Obstacles to AI data fabric adoption

Data leaders must consider implementation challenges that could hinder a fabric strategy and its expected benefits.

Sadalage pointed to integration complexity as a potential deployment issue for AI data fabrics.

"The biggest challenge I see is there is no one tool that says, 'Hey, this is the AI data fabric,'" he said.

As a result, organizations might need to pull together an enterprise data catalog, data integration tools, Model Context Protocol servers, a semantic layer and metadata management platforms. Businesses accustomed to creating data products will likely have some of those components. Even so, they could still face obstacles, such as making their data AI-ready, Sadalage said.

Safari identified the semantic layer as the "real differentiator" of an AI data fabric. That layer consists of knowledge graphs, ontologies and business context that help AI systems understand how data relates across the organization, she said. But creating a shared business context through metadata and semantic models can prove a big hurdle, she added.

Overall, the technology challenge is manageable, Safari noted. Structural considerations can loom large, however.

"The bigger challenge is creating trust, governance, and organizational alignment at enterprise scale," she said. "Most organizations don't struggle because they lack data. They struggle because data is fragmented across systems, functions, and ownership models."

In that context, success depends on integrating legacy and modern platforms, she added.

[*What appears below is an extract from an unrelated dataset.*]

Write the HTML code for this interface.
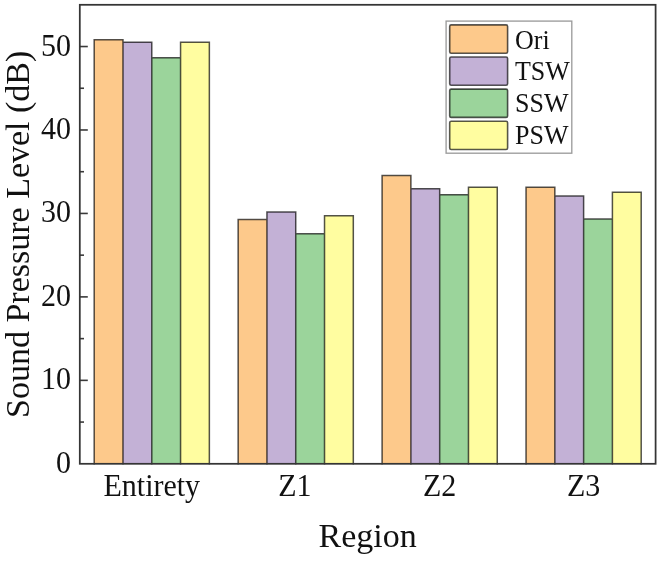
<!DOCTYPE html>
<html><head><meta charset="utf-8"><style>
html,body{margin:0;padding:0;background:#fff;width:664px;height:562px;overflow:hidden}
svg{display:block;will-change:transform;font-family:"Liberation Serif",serif;fill:#111}
</style></head><body>
<svg width="664" height="562" viewBox="0 0 664 562">
<rect x="94.19" y="39.68" width="28.79" height="424.12" fill="#FDC98B"/>
<rect x="122.98" y="42.19" width="28.79" height="421.61" fill="#C3B1D6"/>
<rect x="151.78" y="57.79" width="28.79" height="406.01" fill="#9BD49B"/>
<rect x="180.56" y="42.27" width="28.79" height="421.53" fill="#FFFDA0"/>
<path d="M94.19 39.68H122.98M122.98 42.19H151.78M151.78 57.79H180.56M180.56 42.27H209.36M94.19 39.68V463.80M122.98 39.68V463.80M151.78 42.19V463.80M180.56 42.27V463.80M209.36 42.27V463.80" stroke="#000" stroke-opacity="0.68" stroke-width="1.5" fill="none" stroke-linecap="square"/>
<rect x="238.15" y="219.53" width="28.79" height="244.27" fill="#FDC98B"/>
<rect x="266.94" y="212.02" width="28.79" height="251.78" fill="#C3B1D6"/>
<rect x="295.73" y="233.80" width="28.79" height="230.00" fill="#9BD49B"/>
<rect x="324.52" y="215.69" width="28.79" height="248.11" fill="#FFFDA0"/>
<path d="M238.15 219.53H266.94M266.94 212.02H295.73M295.73 233.80H324.52M324.52 215.69H353.31M238.15 219.53V463.80M266.94 212.02V463.80M295.73 212.02V463.80M324.52 215.69V463.80M353.31 215.69V463.80" stroke="#000" stroke-opacity="0.68" stroke-width="1.5" fill="none" stroke-linecap="square"/>
<rect x="382.10" y="175.55" width="28.79" height="288.25" fill="#FDC98B"/>
<rect x="410.89" y="188.65" width="28.79" height="275.15" fill="#C3B1D6"/>
<rect x="439.68" y="194.66" width="28.79" height="269.14" fill="#9BD49B"/>
<rect x="468.47" y="187.15" width="28.79" height="276.65" fill="#FFFDA0"/>
<path d="M382.10 175.55H410.89M410.89 188.65H439.68M439.68 194.66H468.47M468.47 187.15H497.26M382.10 175.55V463.80M410.89 175.55V463.80M439.68 188.65V463.80M468.47 187.15V463.80M497.26 187.15V463.80" stroke="#000" stroke-opacity="0.68" stroke-width="1.5" fill="none" stroke-linecap="square"/>
<rect x="526.04" y="187.32" width="28.79" height="276.48" fill="#FDC98B"/>
<rect x="554.83" y="196.08" width="28.79" height="267.72" fill="#C3B1D6"/>
<rect x="583.62" y="219.11" width="28.79" height="244.69" fill="#9BD49B"/>
<rect x="612.41" y="192.16" width="28.79" height="271.64" fill="#FFFDA0"/>
<path d="M526.04 187.32H554.83M554.83 196.08H583.62M583.62 219.11H612.41M612.41 192.16H641.20M526.04 187.32V463.80M554.83 187.32V463.80M583.62 196.08V463.80M612.41 192.16V463.80M641.20 192.16V463.80" stroke="#000" stroke-opacity="0.68" stroke-width="1.5" fill="none" stroke-linecap="square"/>
<line x1="79.80" y1="422.07" x2="84.00" y2="422.07" stroke="#3a3a3a" stroke-width="1.6"/>
<line x1="79.80" y1="380.35" x2="87.80" y2="380.35" stroke="#3a3a3a" stroke-width="1.6"/>
<line x1="79.80" y1="338.62" x2="84.00" y2="338.62" stroke="#3a3a3a" stroke-width="1.6"/>
<line x1="79.80" y1="296.89" x2="87.80" y2="296.89" stroke="#3a3a3a" stroke-width="1.6"/>
<line x1="79.80" y1="255.16" x2="84.00" y2="255.16" stroke="#3a3a3a" stroke-width="1.6"/>
<line x1="79.80" y1="213.44" x2="87.80" y2="213.44" stroke="#3a3a3a" stroke-width="1.6"/>
<line x1="79.80" y1="171.71" x2="84.00" y2="171.71" stroke="#3a3a3a" stroke-width="1.6"/>
<line x1="79.80" y1="129.98" x2="87.80" y2="129.98" stroke="#3a3a3a" stroke-width="1.6"/>
<line x1="79.80" y1="88.25" x2="84.00" y2="88.25" stroke="#3a3a3a" stroke-width="1.6"/>
<line x1="79.80" y1="46.53" x2="87.80" y2="46.53" stroke="#3a3a3a" stroke-width="1.6"/>
<rect x="79.80" y="4.80" width="575.80" height="459.00" fill="none" stroke="#353535" stroke-width="1.75"/>
<text transform="translate(71.10 472.80) scale(1 1.03)" text-anchor="end" font-size="30">0</text>
<text transform="translate(71.10 389.35) scale(1 1.03)" text-anchor="end" font-size="30">10</text>
<text transform="translate(71.10 305.89) scale(1 1.03)" text-anchor="end" font-size="30">20</text>
<text transform="translate(71.10 222.44) scale(1 1.03)" text-anchor="end" font-size="30">30</text>
<text transform="translate(71.10 138.98) scale(1 1.03)" text-anchor="end" font-size="30">40</text>
<text transform="translate(71.10 55.53) scale(1 1.03)" text-anchor="end" font-size="30">50</text>
<text transform="translate(151.78 496.2) scale(1 1.03)" text-anchor="middle" font-size="30">Entirety</text>
<text transform="translate(294.93 496.2) scale(1 1.03)" text-anchor="middle" font-size="30">Z1</text>
<text transform="translate(439.68 496.2) scale(1 1.03)" text-anchor="middle" font-size="30">Z2</text>
<text transform="translate(583.62 496.2) scale(1 1.03)" text-anchor="middle" font-size="30">Z3</text>
<text x="367.70" y="547.1" text-anchor="middle" font-size="34">Region</text>
<text transform="translate(28.7 234.30) rotate(-90)" x="0" y="0" text-anchor="middle" font-size="34">Sound Pressure Level (dB)</text>
<rect x="446.1" y="21.1" width="125.7" height="132.1" fill="#fff" stroke="#9c9c9c" stroke-width="1.35"/>
<rect x="449.7" y="24.90" width="57.9" height="28.3" rx="1.5" fill="#FDC98B" stroke="#000" stroke-opacity="0.66" stroke-width="1.6"/>
<text transform="translate(515 48.70) scale(1 1.03)" font-size="26">Ori</text>
<rect x="449.7" y="57.00" width="57.9" height="28.3" rx="1.5" fill="#C3B1D6" stroke="#000" stroke-opacity="0.66" stroke-width="1.6"/>
<text transform="translate(515 80.45) scale(1 1.03)" font-size="26">TSW</text>
<rect x="449.7" y="89.10" width="57.9" height="28.3" rx="1.5" fill="#9BD49B" stroke="#000" stroke-opacity="0.66" stroke-width="1.6"/>
<text transform="translate(515 112.20) scale(1 1.03)" font-size="26">SSW</text>
<rect x="449.7" y="121.20" width="57.9" height="28.3" rx="1.5" fill="#FFFDA0" stroke="#000" stroke-opacity="0.66" stroke-width="1.6"/>
<text transform="translate(515 143.95) scale(1 1.03)" font-size="26">PSW</text>
</svg>
</body></html>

A growing need for observability

Data managers should plan to increase their focus on monitoring and tracing AI-driven workflows.

"With AI agents in the mix now, people are asking for a lot more observability," Sadalage said. "If there is some decision being made by the agent, I need to know what question was asked, what data was it looking at, when was it looking at it and what decision did it make."

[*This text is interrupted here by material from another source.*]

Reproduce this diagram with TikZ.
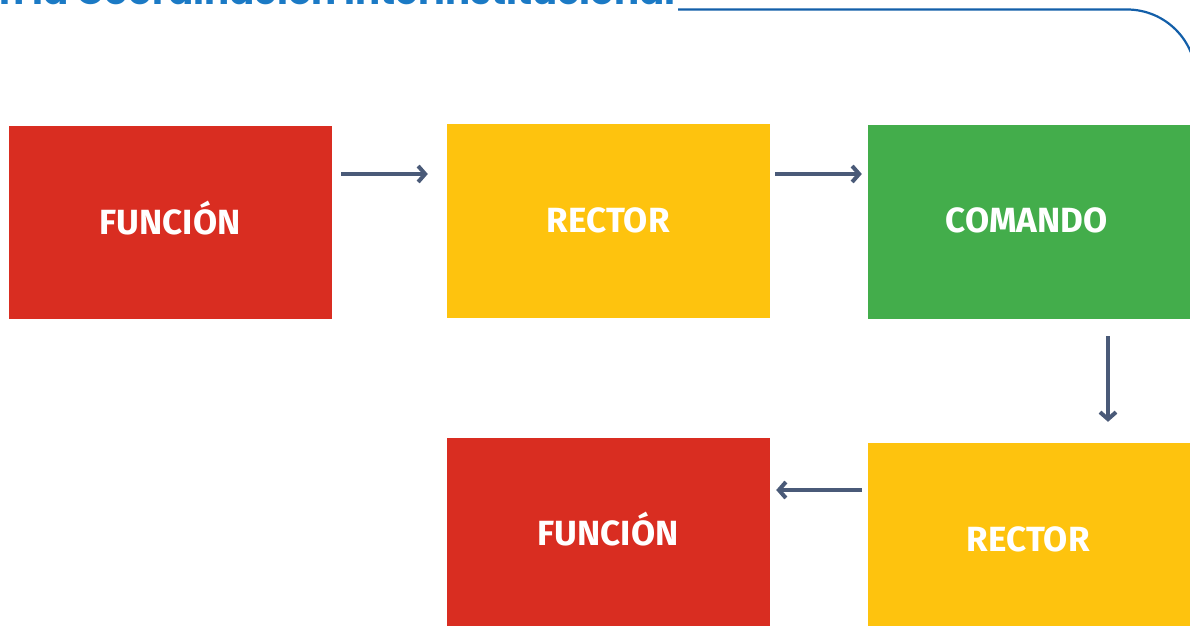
\documentclass[tikz,border=0pt]{standalone}
\usepackage{fontspec}
\setmainfont{Fira Sans}
\newfontfamily\titlefont{Poppins}
\usetikzlibrary{arrows.meta}
\definecolor{cred}{HTML}{D92D21}
\definecolor{cyellow}{HTML}{FEC30E}
\definecolor{cgreen}{HTML}{43AD4B}
\definecolor{carrow}{HTML}{4A5A78}
\definecolor{ctitle}{HTML}{1B7AC5}
\definecolor{cline}{HTML}{135FA9}
\tikzset{
  blk/.style={draw=none,minimum width=323pt,inner sep=0pt},
  lbl/.style={anchor=base,inner sep=0pt,text=white,font=\bfseries\fontsize{35}{40}\selectfont},
  arr/.style={draw=carrow,line width=4pt,-{Straight Barb[length=7pt,width=16pt,line width=4pt]}}
}
\begin{document}
\begin{tikzpicture}[x=1pt,y=-1pt]
\useasboundingbox (0,0) rectangle (1190,626);
\clip (0,0) rectangle (1190,626);
\node[blk,fill=cred,minimum height=193pt] (f1) at (170.5,222.5) {};
\node[blk,fill=cyellow,minimum height=194pt] (r1) at (608.5,221) {};
\node[blk,fill=cgreen,minimum height=194pt] (c) at (1029.5,222) {};
\node[blk,fill=cyellow,minimum height=183pt] (r2) at (1029.5,534.5) {};
\node[blk,fill=cred,minimum height=188pt] (f2) at (608.5,532) {};
\node[lbl] (f1t) at (170,234) {FUNCIÓN};
\node[lbl] (r1t) at (608.3,232.3) {RECTOR};
\node[lbl] (ct) at (1026.7,232.3) {COMANDO};
\node[lbl] (f2t) at (608,545.7) {FUNCIÓN};
\node[lbl] (r2t) at (1028.3,551) {RECTOR};
\draw[arr] ([xshift=9pt,yshift=48.5pt]f1.east) -- ([xshift=-19pt,yshift=47pt]r1.west);
\draw[arr] ([xshift=5pt,yshift=47pt]r1.east) -- ([xshift=-6pt,yshift=48pt]c.west);
\draw[arr] ([xshift=78.5pt,yshift=-17pt]c.south) -- ([xshift=78.5pt,yshift=21pt]r2.north);
\draw[arr] ([xshift=-6pt,yshift=44.5pt]r2.west) -- ([xshift=6pt,yshift=42pt]f2.east);
\node[anchor=base east,inner sep=0pt,text=ctitle,font=\titlefont\bfseries] (t) at (676,4.5)
  {\resizebox{676pt}{!}{n la Coordinación Interinstitucional}};
\coordinate (lc) at (1196,9.5);
\draw[cline,line width=2.2pt,rounded corners=69pt] (t.base east) ++(2,5) -- (lc) -- (1196,200);
\end{tikzpicture}
\end{document}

Those questions become important when auditors ask about the AI decision trail.

Keuning cited observability as a fabric deployment challenge that can become a benefit if properly implemented. He said enterprises face a transition similar to that of cloud computing.

"When we built a cloud-native architecture, all of our observability tools were impacted," Keuning said. "To some extent, that is happening again with this AI-native architecture."

He said some tools are breaking or weren't designed to work with newer fabric layers. Agent loops, for example, introduce components that existing observability tools were not built to monitor, he noted.

Overcoming the observability obstacle could give organizations an edge.

"If we have an issue with slow response times, data leakage or governance violations, we need to be able to trace that all the way through the layers of this architecture to its root cause," Keuning said.

John Moore is a freelance writer who has covered business and technology topics for 40 years. He focuses on enterprise IT strategy, AI adoption, data management and partner ecosystems.